What Is Abortion?

 

The politicization of women’s reproductive decisions is nothing new to me, or the countless people across the country who possess a uterus and have felt the fear of having their reproductive autonomy taken away at some point. This fact became all the more apparent as multiple states across the country have passed or come close to passing abortion bans. As a southern woman, these threats against reproductive autonomy are not new to me. In my home state of Kentucky, for the past few years, there has only been only one abortion clinic in the entire state, which is heavily over-regulated and protested. Additionally, my home state of Kentucky recently passed a “heartbeat bill” that only narrowly was blocked by a judge from being implemented. Nevertheless, it is still possible that the law could make it through this and be put into practice

Being raised in the south by religious parents, I have had to come to terms with the fact that some people, even those who say that they value women and their bodily rights, may disagree with me on the issue of abortion. While I am certainly pro-choice, I can understand why some people fundamentally disagree with me about whether a woman’s right to have an abortion is an ethical right or not. For this reason, I am not as angry at the bills that have been passed as I am at the people who have been given the power to pass them and the potential repercussions of their actions.

Currently, 71% of American lawmakers are men. Every person who voted in favor Alabama’s abortion bill was a man.
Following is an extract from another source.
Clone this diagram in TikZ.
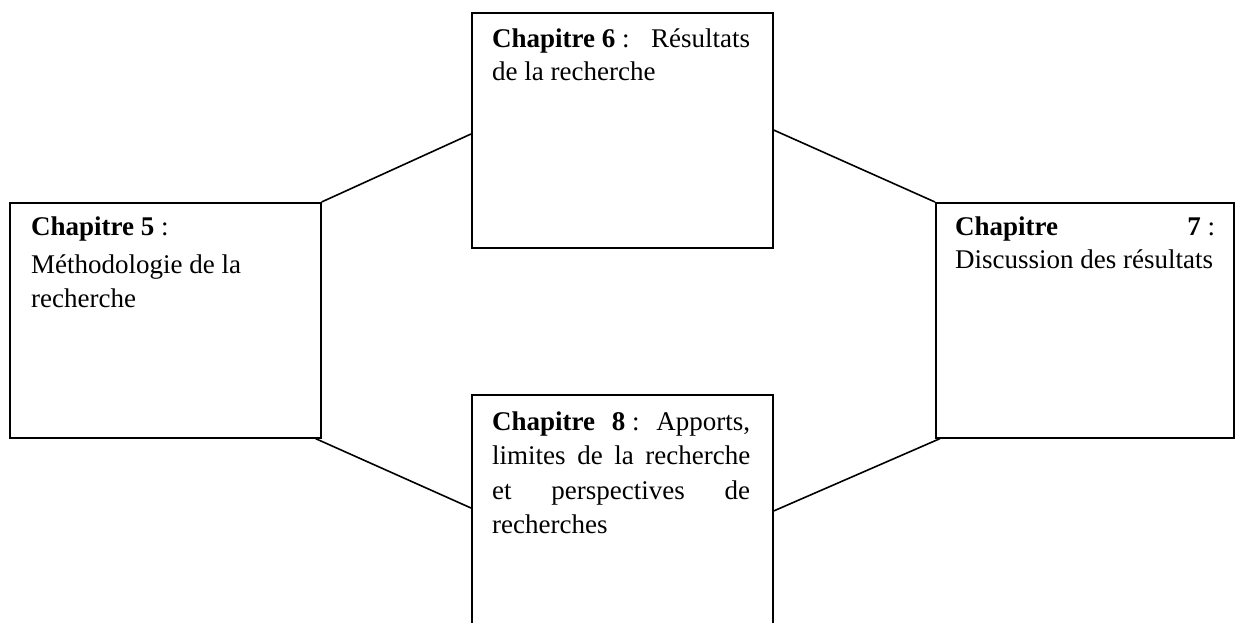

With an issue that exclusively affects people with vaginas, the majority of whom are women, there is no reason that these decisions on reproductive issues should be made by people who neither possess a vagina nor have the education required to be an expert on how one functions. Many of the people who are in favor of these abortion laws seem to be completely in denial about the negative effects of banning abortions. Additionally, a number of outspoken pro-life politicians have even been discovered to have urged women in their life too get abortions behind closed doors.

The sad truth is that the abortion debate is about so much more than the morality “killing a fetus.” It is about who deserves to have control over their own body and who does not. It is about who deserves to have sex weaponized as a punishment against them. We see it in how a major argument in support of the abortion ban in Alabama was that there was a “shortage” of healthy, white babies for wealthy families to adopt, as if the thousands of black and brown children in foster care are of no concern. We see it in how the villains in this discussion are often painted as Republican men, when in actuality, white women and the wealthy have also shown themselves as some of the most important actors in fighting abortion rights.

Abortion is not just a morality issue. It is a gender issue, a racial issue, a class issue, a public health issue, and so much more. If you truly feel that abortion, on a moral level, is wrong, I understand, but I urge you to think deeply about the kinds of people that these abortion bans hurt the most, and also to think deeply about the people and systems that these bans actually benefit.